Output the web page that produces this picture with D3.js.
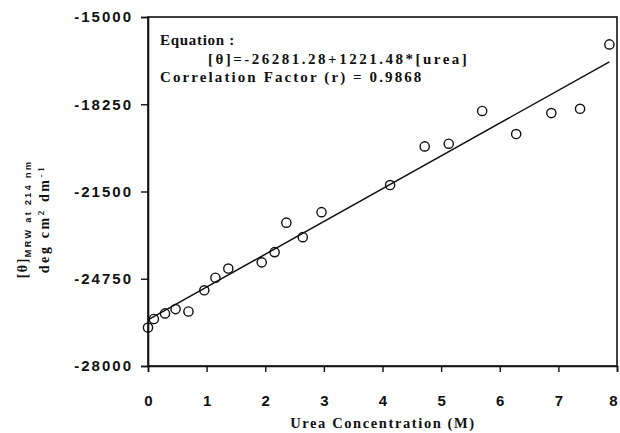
<!DOCTYPE html>
<html>
<head>
<meta charset="utf-8">
<script src="https://cdn.jsdelivr.net/npm/d3@7"></script>
<style>
  body { margin: 0; background: #fff; }
  svg { display: block; }
  .tick text { font-family: "Liberation Sans", Arial, sans-serif; font-weight: bold; font-size: 15px; letter-spacing: 2px; fill: #111; }
  .serif { font-family: "Liberation Serif", "Times New Roman", serif; font-weight: bold; fill: #111; }
</style>
</head>
<body>
<div id="chart"></div>
<script>
var urea  = [0, 0.1, 0.29, 0.47, 0.69, 0.96, 1.15, 1.37, 1.94, 2.16, 2.36, 2.64, 2.96, 4.13, 4.72, 5.13, 5.70, 6.28, 6.88, 7.37, 7.87]
var theta = [-26570, -26250, -26040, -25880, -25970, -25180, -24710, -24370, -24140, -23760, -22660, -23200, -22270, -21260, -19820, -19720, -18500, -19360, -18580, -18420, -16020]

var intercept = -26281.28, slope = 1221.48
var xTicks = [0, 1, 2, 3, 4, 5, 6, 7, 8]
var yTicks = [-28000, -24750, -21500, -18250, -15000]

var width = 620, height = 433

var svg = d3.select('#chart').append('svg').attr('width', width).attr('height', height)

var x = d3.scaleLinear().domain([0, 8]).range([148, 617])
var y = d3.scaleLinear().domain([-28000, -15000]).range([366, 17])

// frame
svg.append('rect')
  .attr('x', x(0)).attr('y', y(-15000))
  .attr('width', x(8) - x(0)).attr('height', y(-28000) - y(-15000))
  .attr('fill', 'none').attr('stroke', '#111').attr('stroke-width', 1.6)

var xAxis = svg.append('g')
  .attr('transform', 'translate(0,' + y(-28000) + ')')
  .call(d3.axisBottom(x).tickValues(xTicks).tickSize(6).tickPadding(23).tickFormat(d3.format('d')))
var yAxis = svg.append('g')
  .attr('transform', 'translate(' + x(0) + ',0)')
  .call(d3.axisLeft(y).tickValues(yTicks).tickSize(7).tickPadding(8).tickFormat(d => d < 0 ? '-' + Math.abs(d) : d))

svg.selectAll('.domain').attr('stroke', '#111').attr('stroke-width', 1.6)
svg.selectAll('.tick line').attr('stroke', '#111').attr('stroke-width', 1.4)
xAxis.selectAll('.tick text').attr('dx', d => d == 8 ? -3 : 1)

// regression line
var xmax = d3.max(urea)
svg.append('line')
  .attr('x1', x(0)).attr('y1', y(intercept))
  .attr('x2', x(xmax)).attr('y2', y(intercept + slope * xmax))
  .attr('stroke', '#111').attr('stroke-width', 1.5)

// points
svg.append('g').selectAll('circle').data(urea).join('circle')
  .attr('cx', d => x(d))
  .attr('cy', (d, i) => y(theta[i]))
  .attr('r', 4.6)
  .attr('fill', 'none').attr('stroke', '#111').attr('stroke-width', 1.4)

// annotation
svg.append('text').attr('class', 'serif').attr('x', 160).attr('y', 45)
  .style('font-size', '15px').style('letter-spacing', '0.7px').text('Equation :')
svg.append('text').attr('class', 'serif').attr('x', 208).attr('y', 64)
  .style('font-size', '15px').style('letter-spacing', '2.5px')
  .text('[θ]=-' + Math.abs(intercept).toFixed(2) + '+' + slope.toFixed(2) + '*[urea]')
svg.append('text').attr('class', 'serif').attr('x', 160).attr('y', 82)
  .style('font-size', '15px').style('letter-spacing', '2.1px')
  .text('Correlation Factor (r) = 0.9868')

// axis titles
svg.append('text').attr('class', 'serif').attr('x', 383).attr('y', 428)
  .attr('text-anchor', 'middle').style('font-size', '14.5px').style('letter-spacing', '1.6px')
  .text('Urea Concentration (M)')

var yl = svg.append('g').attr('transform', 'translate(27,219) rotate(-90)')
var l1 = yl.append('text').attr('class', 'serif').attr('text-anchor', 'middle').style('font-size', '14px').style('letter-spacing', '1.5px')
l1.append('tspan').text('[θ]')
l1.append('tspan').attr('dy', 4).style('font-size', '9px').style('font-family', '"Liberation Sans", Arial, sans-serif').style('letter-spacing', '2.4px').text('MRW at 214 nm')
var l2 = yl.append('text').attr('class', 'serif').attr('y', 22).attr('text-anchor', 'middle').style('font-size', '14px').style('letter-spacing', '2.6px')
l2.append('tspan').text('deg cm')
l2.append('tspan').attr('dy', -5).style('font-size', '9px').text('2')
l2.append('tspan').attr('dy', 5).text(' dm')
l2.append('tspan').attr('dy', -5).style('font-size', '9px').text('-1')
</script>
</body>
</html>
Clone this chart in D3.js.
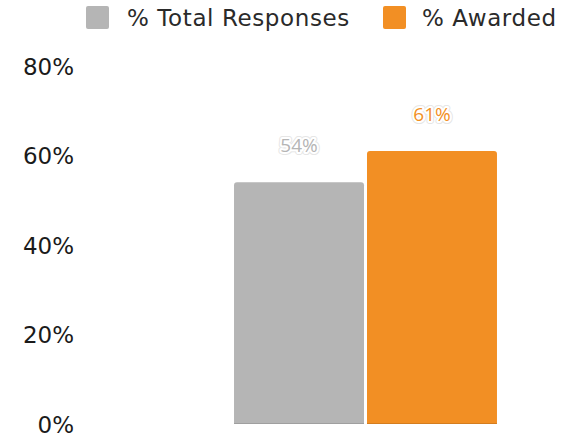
<!DOCTYPE html>
<html>
<head>
<meta charset="utf-8">
<script src="https://cdn.jsdelivr.net/npm/d3@7"></script>
<style>
  html, body { margin: 0; padding: 0; background: #fff; }
  svg { display: block; }
</style>
</head>
<body>
<svg id="chart" width="569" height="437"></svg>
<script>
// Chart data
const categories = [""];
const seriesNames = ["% Total Responses", "% Awarded"];
const seriesColors = ["#b5b5b5", "#f28f24"];
const totalResponses = [54];
const awarded = [61];
const yTicks = [0, 20, 40, 60, 80];

const seriesValues = [totalResponses, awarded];

const W = 569, H = 437;
const svg = d3.select("#chart");

const y = d3.scaleLinear().domain([0, 80]).range([424, 66]);
const x0 = d3.scaleBand().domain(categories).range([162, 569])
  .paddingInner(0.215).paddingOuter(0.215);
const x1 = d3.scaleBand().domain(seriesNames).range([0, x0.bandwidth()])
  .paddingInner(3 / 133).paddingOuter(0);

// Y axis labels (no line, no ticks)
const yAxis = d3.axisLeft(y).tickValues(yTicks).tickFormat(d => d + "%")
  .tickSize(0).tickPadding(0);
const gy = svg.append("g").attr("transform", "translate(74,0)").call(yAxis);
gy.select(".domain").remove();
gy.selectAll("text")
  .attr("font-family", "DejaVu Sans, Verdana, sans-serif")
  .attr("font-size", 23)
  .attr("fill", "#1a1a1a")
  .attr("dy", "0.36em");

// Bars with rounded top corners
function topRoundedRect(x, yTop, w, h, r) {
  return `M${x},${yTop + h}V${yTop + r}Q${x},${yTop} ${x + r},${yTop}` +
    `H${x + w - r}Q${x + w},${yTop} ${x + w},${yTop + r}V${yTop + h}Z`;
}

const rows = [];
categories.forEach((c, ci) => {
  seriesNames.forEach((s, si) => {
    rows.push({ cat: c, series: s, value: seriesValues[si][ci], color: seriesColors[si] });
  });
});

const g = svg.append("g");
g.selectAll("path.bar").data(rows).join("path")
  .attr("class", "bar")
  .attr("d", d => {
    const bx = x0(d.cat) + x1(d.series);
    const top = y(d.value);
    return topRoundedRect(bx, top, x1.bandwidth(), y(0) - top, 3);
  })
  .attr("fill", d => d.color);

// Thin shade along the bottom of each bar
g.selectAll("rect.base").data(rows).join("rect")
  .attr("class", "base")
  .attr("x", d => x0(d.cat) + x1(d.series))
  .attr("y", y(0) - 1)
  .attr("width", x1.bandwidth())
  .attr("height", 1)
  .attr("fill", "#000").attr("opacity", 0.12);

// Value labels with a white halo
const labelFont = "'Open Sans', sans-serif";
const lbl = g.selectAll("g.lbl").data(rows).join("g").attr("class", "lbl")
  .attr("transform", d => `translate(${x0(d.cat) + x1(d.series) + x1.bandwidth() / 2},${y(d.value) - 30})`);
[["#e6e6e6", 6], ["#ffffff", 4]].forEach(([col, sw]) => {
  lbl.append("text")
    .attr("text-anchor", "middle")
    .attr("font-family", labelFont).attr("font-size", 19)
    .attr("fill", col).attr("stroke", col).attr("stroke-width", sw)
    .attr("stroke-linejoin", "round")
    .text(d => d.value + "%");
});
lbl.append("text")
  .attr("text-anchor", "middle")
  .attr("font-family", labelFont).attr("font-size", 19)
  .attr("fill", d => d.color)
  .text(d => d.value + "%");

// Legend
const legendItems = [
  { name: seriesNames[0], color: seriesColors[0], x: 86, tx: 127 },
  { name: seriesNames[1], color: seriesColors[1], x: 383, tx: 422 }
];
const lg = svg.append("g");
lg.selectAll("rect").data(legendItems).join("rect")
  .attr("x", d => d.x).attr("y", 6).attr("width", 23).attr("height", 23)
  .attr("rx", 2).attr("fill", d => d.color);
lg.selectAll("text").data(legendItems).join("text")
  .attr("x", d => d.tx).attr("y", 18).attr("dy", "0.36em")
  .attr("font-family", "DejaVu Sans, Verdana, sans-serif")
  .attr("font-size", 23).attr("letter-spacing", 0.6).attr("fill", "#2a2a2a")
  .text(d => d.name);
</script>
</body>
</html>
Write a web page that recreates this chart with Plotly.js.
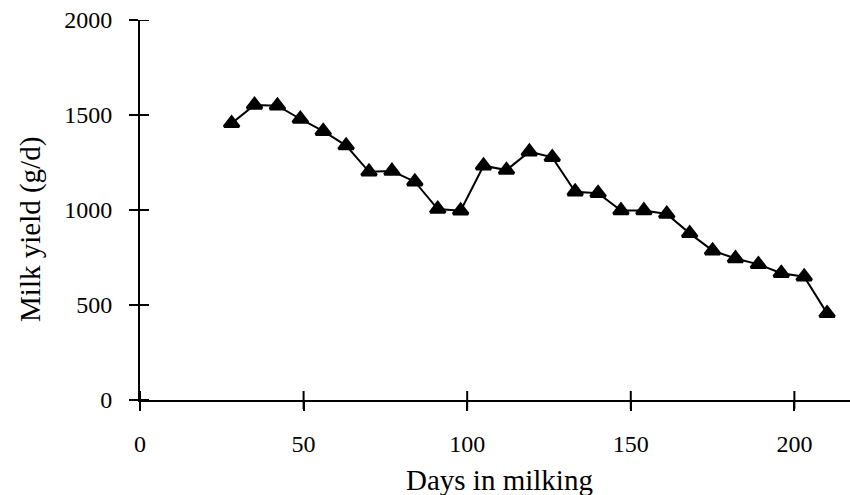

───

[STATED EXERCISE] Find each line in the records holding the string "with" and show it.

[COMPLETED TASK]
Output the web page that produces this picture with D3.js.
// Bars with rounded top corners
// Value labels with a white halo
Write a web page that recreates this chart with Plotly.js.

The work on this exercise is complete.